Two stories in one film: First up, college creative writing student Selma Blair abandons her cerebral palsy suffering boyfriend (Leo Fitzpatrick) for her pretentious African-American professor (Robert Wisdom), who likes it a bit rough and with extra racial epithets. In the second story, wannabe documentarian Paul Giamatti thinks he’s found an excellent subject in slacker Mark Webber, filming him and his barely functioning family (Demanding father John Goodman, clueless mother Julie Hagerty). Dad wants Webber to try and get into college, and Giamatti sees potential in this. Because he’s a tool. Webber has no scholastic ambition (nor much aptitude for it), and wants to be a late night TV host like his hero Conan O’Brien. Franka Potente plays Giamatti’s co-worker, and Mary Lynn Raskjub is Blair’s roommate in the first story.
Writer-director Todd Solondz shows himself to be a one-trick pony with this 2002 drama that once again tries to shock for the sake of it. I wasn’t a fan of his “Happiness” and here he just reminds you how much better everyone else is at making these contemporary American adult dramas about unsavoury subjects (“American Beauty”, “Magnolia”, “In the Bedroom”, etc.) or dark comedies, as some seem to view them (If so, this may be the darkest of dark comedies I’ve seen). That’s because those films and their makers were working with more substance and purpose. Solondz just wants to give us Selma Blair being rear-ended by her African-American teacher whilst shouting provocative racial/sexual phrases that I won’t relay here. Robert Wisdom is hilariously callous and egotistical as the teacher, but the rest of the segment sucks. One might commend Solondz for creating a character with cerebral palsy and allowing him to have a romance in the film. That is, until you realise it’s only there for shock value when heartless and selfish Selma Blair dumps the poor guy. Having characters even bring up the idea of shock value doesn’t make you smart, Mr. Solondz, it makes you a bit of a douche. You’re not as clever as you think you are, and this film ends up being much ado about nothing.
The gimmick of two major stories in one (One labelled Fiction, the other labelled Non-Fiction. I don’t know why, either) is just that, a gimmick. I couldn’t see a connection between the two, outside of maybe a scholastic one, and even that is a stretch. Then again this is a film asking us to believe that Selma Blair could play a college student. Sure, I was a few years older than the norm at Uni, but wasn’t Blair already in her 30s when she starred in “Cruel Intentions”? As for the second segment, Paul Giamatti is excellent and Julie Hagerty is hilariously air-headed (We’re all survivors of the holocaust, apparently), but neither half of this film seemed to have a point (Don’t even get me started on the kid brother having conversations with the maid that no one his age would ever have with anyone let alone the maid), nor did I discern an overall one, either.

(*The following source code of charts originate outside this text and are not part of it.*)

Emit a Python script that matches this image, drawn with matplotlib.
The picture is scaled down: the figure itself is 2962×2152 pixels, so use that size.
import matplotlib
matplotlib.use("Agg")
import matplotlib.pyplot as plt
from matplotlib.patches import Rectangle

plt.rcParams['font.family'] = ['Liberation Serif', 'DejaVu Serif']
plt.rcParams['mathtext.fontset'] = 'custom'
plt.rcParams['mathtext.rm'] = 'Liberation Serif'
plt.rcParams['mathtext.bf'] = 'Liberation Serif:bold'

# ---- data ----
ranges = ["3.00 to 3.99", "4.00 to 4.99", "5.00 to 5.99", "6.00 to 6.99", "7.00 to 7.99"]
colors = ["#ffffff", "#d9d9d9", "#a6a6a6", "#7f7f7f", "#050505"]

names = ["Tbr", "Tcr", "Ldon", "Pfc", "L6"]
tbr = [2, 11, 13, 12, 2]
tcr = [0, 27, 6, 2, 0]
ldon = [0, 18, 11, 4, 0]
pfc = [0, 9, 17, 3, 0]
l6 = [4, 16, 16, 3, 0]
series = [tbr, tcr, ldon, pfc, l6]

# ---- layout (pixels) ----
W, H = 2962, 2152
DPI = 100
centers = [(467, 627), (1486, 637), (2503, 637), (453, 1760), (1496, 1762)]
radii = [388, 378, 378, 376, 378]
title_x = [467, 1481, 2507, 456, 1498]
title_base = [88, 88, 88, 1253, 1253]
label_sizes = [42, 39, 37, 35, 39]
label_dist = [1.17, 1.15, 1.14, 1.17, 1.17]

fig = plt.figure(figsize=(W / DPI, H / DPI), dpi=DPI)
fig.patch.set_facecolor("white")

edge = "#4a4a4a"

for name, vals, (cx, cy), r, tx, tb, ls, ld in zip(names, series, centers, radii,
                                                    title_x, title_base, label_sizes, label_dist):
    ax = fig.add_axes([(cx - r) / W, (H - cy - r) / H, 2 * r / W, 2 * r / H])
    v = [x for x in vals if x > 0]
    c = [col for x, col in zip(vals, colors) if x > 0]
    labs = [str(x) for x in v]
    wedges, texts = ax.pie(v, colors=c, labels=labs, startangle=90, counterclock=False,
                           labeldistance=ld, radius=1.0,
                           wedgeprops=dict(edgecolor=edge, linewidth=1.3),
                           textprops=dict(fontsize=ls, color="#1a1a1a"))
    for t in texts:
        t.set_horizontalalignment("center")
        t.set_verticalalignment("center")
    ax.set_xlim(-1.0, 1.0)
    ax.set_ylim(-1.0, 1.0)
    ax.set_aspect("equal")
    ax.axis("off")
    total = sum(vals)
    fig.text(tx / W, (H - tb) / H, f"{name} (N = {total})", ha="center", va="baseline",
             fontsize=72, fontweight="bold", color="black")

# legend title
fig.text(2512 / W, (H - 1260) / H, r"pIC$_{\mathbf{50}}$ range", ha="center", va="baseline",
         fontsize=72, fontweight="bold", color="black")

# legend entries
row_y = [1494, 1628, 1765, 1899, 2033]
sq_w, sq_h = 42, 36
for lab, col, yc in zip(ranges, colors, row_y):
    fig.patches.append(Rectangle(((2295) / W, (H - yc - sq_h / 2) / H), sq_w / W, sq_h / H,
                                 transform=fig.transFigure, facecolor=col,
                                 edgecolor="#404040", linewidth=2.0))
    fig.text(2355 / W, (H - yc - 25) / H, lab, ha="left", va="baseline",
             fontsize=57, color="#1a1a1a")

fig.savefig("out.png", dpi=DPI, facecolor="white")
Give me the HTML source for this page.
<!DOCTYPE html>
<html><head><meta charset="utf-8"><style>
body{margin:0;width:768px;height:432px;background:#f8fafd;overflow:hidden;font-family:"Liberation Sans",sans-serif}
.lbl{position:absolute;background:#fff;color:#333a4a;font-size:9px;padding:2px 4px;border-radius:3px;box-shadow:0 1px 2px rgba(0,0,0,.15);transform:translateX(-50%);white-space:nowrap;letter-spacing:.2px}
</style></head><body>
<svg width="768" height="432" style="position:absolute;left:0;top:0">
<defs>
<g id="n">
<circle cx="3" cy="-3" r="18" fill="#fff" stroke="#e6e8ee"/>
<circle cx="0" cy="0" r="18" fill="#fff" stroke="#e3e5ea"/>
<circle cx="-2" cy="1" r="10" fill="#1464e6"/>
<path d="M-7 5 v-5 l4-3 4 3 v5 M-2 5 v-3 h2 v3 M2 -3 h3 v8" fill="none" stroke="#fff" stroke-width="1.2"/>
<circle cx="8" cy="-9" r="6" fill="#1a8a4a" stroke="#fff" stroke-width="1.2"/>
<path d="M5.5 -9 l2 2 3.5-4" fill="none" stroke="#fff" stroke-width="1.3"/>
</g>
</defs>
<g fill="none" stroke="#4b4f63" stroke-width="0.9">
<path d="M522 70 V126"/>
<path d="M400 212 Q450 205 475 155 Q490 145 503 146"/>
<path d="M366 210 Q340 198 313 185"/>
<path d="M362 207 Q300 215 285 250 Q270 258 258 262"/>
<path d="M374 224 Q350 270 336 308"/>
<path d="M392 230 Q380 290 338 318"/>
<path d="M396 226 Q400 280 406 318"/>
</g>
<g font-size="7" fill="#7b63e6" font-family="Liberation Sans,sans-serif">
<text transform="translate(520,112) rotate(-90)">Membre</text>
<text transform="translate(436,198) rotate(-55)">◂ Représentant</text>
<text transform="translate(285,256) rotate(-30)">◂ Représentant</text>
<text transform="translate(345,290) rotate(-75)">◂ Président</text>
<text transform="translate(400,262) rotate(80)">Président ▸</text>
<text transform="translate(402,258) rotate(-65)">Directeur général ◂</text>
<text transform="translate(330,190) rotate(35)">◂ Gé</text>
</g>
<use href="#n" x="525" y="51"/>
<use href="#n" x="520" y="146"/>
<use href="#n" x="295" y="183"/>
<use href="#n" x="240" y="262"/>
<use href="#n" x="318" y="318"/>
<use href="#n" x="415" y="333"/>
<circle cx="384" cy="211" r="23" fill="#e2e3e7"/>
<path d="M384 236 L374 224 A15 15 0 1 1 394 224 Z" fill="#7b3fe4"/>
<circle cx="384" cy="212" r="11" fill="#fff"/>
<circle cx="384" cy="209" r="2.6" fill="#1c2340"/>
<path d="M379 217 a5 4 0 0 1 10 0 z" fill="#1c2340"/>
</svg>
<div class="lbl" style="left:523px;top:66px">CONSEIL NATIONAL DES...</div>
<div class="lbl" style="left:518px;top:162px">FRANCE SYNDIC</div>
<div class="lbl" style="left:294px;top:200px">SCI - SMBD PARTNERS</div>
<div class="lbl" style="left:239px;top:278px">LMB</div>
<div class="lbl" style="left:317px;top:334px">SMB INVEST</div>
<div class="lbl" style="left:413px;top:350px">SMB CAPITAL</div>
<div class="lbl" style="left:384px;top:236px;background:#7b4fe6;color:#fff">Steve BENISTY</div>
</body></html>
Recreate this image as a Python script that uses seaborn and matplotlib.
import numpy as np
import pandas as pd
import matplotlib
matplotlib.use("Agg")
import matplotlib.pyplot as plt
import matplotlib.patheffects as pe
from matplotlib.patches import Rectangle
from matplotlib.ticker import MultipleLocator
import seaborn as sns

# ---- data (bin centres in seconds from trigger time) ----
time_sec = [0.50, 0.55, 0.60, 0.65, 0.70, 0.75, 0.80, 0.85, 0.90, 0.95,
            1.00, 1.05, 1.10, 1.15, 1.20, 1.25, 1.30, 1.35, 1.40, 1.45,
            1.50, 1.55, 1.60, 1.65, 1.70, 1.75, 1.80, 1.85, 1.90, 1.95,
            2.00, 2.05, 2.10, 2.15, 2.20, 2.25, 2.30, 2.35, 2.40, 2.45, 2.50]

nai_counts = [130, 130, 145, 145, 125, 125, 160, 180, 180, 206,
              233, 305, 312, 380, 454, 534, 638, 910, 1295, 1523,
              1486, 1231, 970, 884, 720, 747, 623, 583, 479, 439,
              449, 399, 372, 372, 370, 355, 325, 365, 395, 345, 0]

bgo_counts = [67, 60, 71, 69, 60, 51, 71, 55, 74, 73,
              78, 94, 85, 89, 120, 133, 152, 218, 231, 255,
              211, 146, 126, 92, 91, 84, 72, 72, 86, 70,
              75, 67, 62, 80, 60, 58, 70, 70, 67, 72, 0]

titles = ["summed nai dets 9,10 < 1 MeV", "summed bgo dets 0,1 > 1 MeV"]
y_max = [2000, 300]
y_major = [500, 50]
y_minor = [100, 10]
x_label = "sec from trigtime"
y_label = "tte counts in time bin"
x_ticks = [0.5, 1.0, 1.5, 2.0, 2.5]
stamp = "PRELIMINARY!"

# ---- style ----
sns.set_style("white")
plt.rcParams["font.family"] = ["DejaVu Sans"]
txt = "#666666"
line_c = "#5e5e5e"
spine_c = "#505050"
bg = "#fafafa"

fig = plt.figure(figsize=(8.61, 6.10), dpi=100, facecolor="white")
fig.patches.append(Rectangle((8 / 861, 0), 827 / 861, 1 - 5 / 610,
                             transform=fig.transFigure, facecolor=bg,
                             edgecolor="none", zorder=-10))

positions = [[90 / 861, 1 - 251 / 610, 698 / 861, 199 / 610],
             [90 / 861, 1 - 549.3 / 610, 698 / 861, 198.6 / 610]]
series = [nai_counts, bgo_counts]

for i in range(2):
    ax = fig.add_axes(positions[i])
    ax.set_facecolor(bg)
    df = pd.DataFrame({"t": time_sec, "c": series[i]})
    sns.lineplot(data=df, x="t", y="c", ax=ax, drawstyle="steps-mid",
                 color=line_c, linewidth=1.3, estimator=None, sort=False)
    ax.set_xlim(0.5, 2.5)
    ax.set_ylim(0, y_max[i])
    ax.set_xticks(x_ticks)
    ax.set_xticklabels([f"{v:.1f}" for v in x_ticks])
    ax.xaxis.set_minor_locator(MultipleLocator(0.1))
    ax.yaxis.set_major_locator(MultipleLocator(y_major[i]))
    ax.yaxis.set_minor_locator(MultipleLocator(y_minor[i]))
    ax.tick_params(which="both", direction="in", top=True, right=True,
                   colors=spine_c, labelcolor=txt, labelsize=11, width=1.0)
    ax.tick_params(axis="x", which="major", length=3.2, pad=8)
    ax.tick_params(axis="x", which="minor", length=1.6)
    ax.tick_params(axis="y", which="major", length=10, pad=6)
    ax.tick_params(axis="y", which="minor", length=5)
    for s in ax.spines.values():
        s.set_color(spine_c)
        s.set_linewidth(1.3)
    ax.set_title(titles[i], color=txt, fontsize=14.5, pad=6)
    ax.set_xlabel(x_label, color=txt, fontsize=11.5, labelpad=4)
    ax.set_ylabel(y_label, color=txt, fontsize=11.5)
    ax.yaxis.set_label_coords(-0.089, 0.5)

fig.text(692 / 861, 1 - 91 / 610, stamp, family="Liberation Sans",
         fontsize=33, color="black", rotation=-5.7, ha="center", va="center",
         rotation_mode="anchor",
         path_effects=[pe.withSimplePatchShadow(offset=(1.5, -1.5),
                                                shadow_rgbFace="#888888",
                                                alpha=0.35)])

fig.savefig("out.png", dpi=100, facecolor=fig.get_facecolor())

Entertainment value is scarce, as there’s barely a relatable character around, and nothing about the two halves convinces as any kind of reality. It was cool to see loveable stoner Mike Schank (“American Movie”) as a cameraman, and Steve Railsback plays the creepiest school principal of all-time, but whatever this is, I didn’t get it (It’s not even anywhere near as controversial as “Happiness”), and outside of a couple of performances and seeing Selma Blair’s tits in the opening scene, I didn’t much like it. Worst sin of all are the brightly coloured credits that occasionally clash and are hard to read. Doesn’t anyone check these things before the film is in theatres?